I love Thanksgiving. It is a holiday, with little or no religious
significance for most of us, spent, ideally, with family or friends.
Only the Fourth of July is better, in my opinion.
It celebrates
our thanks for so many things, even when our lives seem particularly
precious. But it is a day also to think of those less fortunate, no
matter how dire we think our situation is. Murrow's Harvest of Shame
was first telecast just before Thanksgiving and this year we have the
horrors in Mumbai (I keep wanting to say "Bombay") and the possibility
that we were its target, to remind us to maintain some perspective and
humanity, despite our own troubles.
Most of what I have to be
grateful for is none of your business, and I suspect that you are not
that interested anyway. I will note that my parents are still quite
healthy and active and in their early 80s, and for that I do give
thanks, but that's enough of that.
I give thanks almost every
day for the fact that they were born in this country, and that I was as
well. The courage of those who brought their parents to these shores,
and, actually, to Boston, will fill me with gratitude for people of
whom I know next to nothing, for as long as I live.
The Boston
part is important, too. There is something about New England, I think,
that can enhance an appreciation of what this country represents.

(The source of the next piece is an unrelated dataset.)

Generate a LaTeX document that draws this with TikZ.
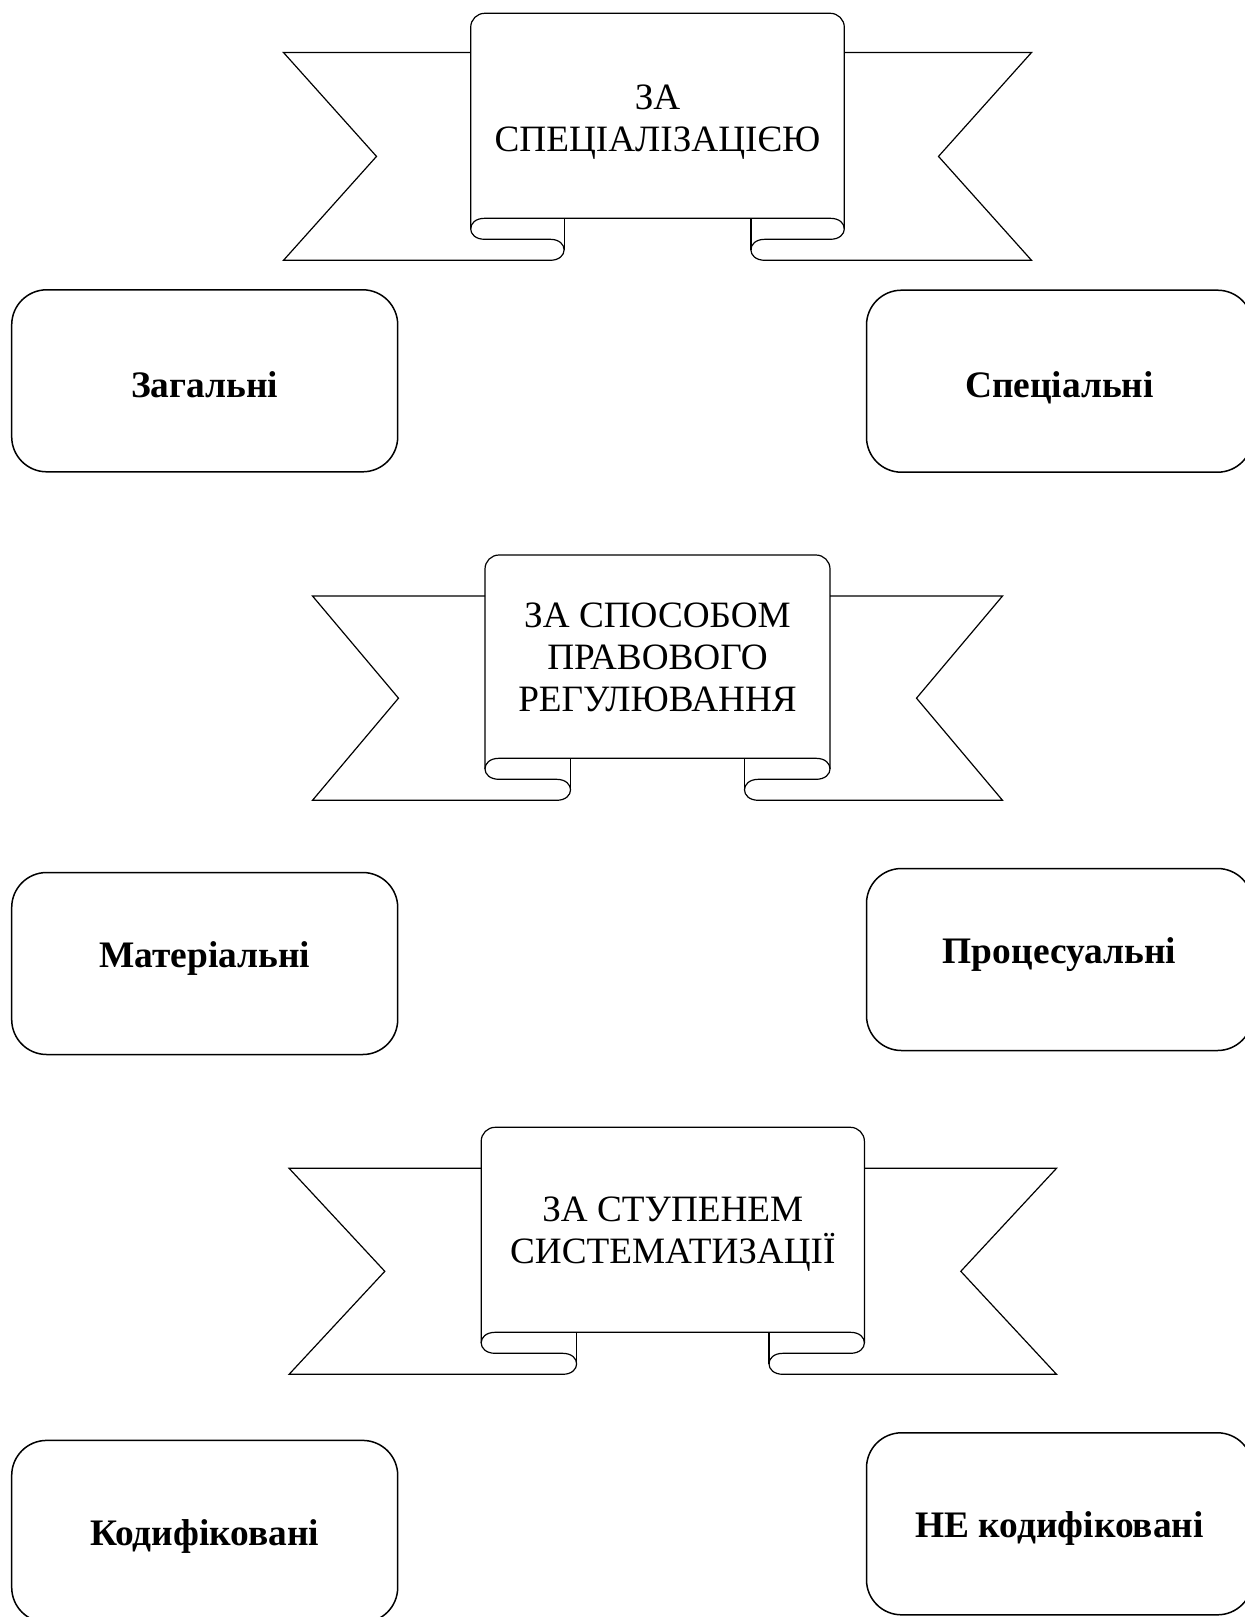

Whether it does or not, I am quite thankful that as close as we came in
recent years---as we have in the past---to throwing it all away, our
nation came to its senses at almost the last possible moment and hope
abounds that the gift of our English founders, transmuted by experience
on these shores---the rule of law, has survived. (
Roger Cohen, I see, has many of the same thoughts, as I am sure many others do as well.)
It
is a bit early to be certain, and the excessive pre-occupation with
"turning the page" is not a good sign, but it appears that a fair
number of our fellow Americans have belatedly recognized that we are
not a country of torturers, of "rulers" whose "word" becomes law, but a
republic, founded on a respect for the rights of the minority, while
otherwise generally allowing for the vote of a majority to determine
the course of our country.
We are not a country where the
President "takes us to war" but one where war is only waged when
Congress, made up of people we have sent to represent us, agrees. We
are also a country under which the President may "make Treaties" only
"by and with the Advice and Consent of the Senate" which makes me
wonder why only the Iraqi Parliament gets to vote on the status of
forces agreement, but it is Thanksgiving and I will give it a rest for
a day or so.
The Times
compares our nation as waking up as Dorothy in the Wizard of Oz
but to me, it is more like Rip Van Winkle. The trauma of the stolen
2000 election followed by 9/11 (a month after the incompetent who was
"awarded" the presidency failed to be stirred by an intelligence report
warning of just such an attack) just knocked our country out and we
sleepwalked our way until somehow, Katrina woke us up.
So, I am
grateful to George W. Bush for showing us again the consequences of
such irresponsible behavior. Ben Franklin's warning that the founders
gave us a republic "if you can keep it" never had so much more
resonance.
A Postscript
When this was first posted, I
forgot all about Arlo for some reason. But, as someone reminded
me,there is no question that the first Thanksgiving introduced
socialism to this continent. As for Arlo, maybe I will listen
on WFUV at noon, as is traditional (a tradition begun, of course, at the late WNEW-FM) or maybe I will just play it myself.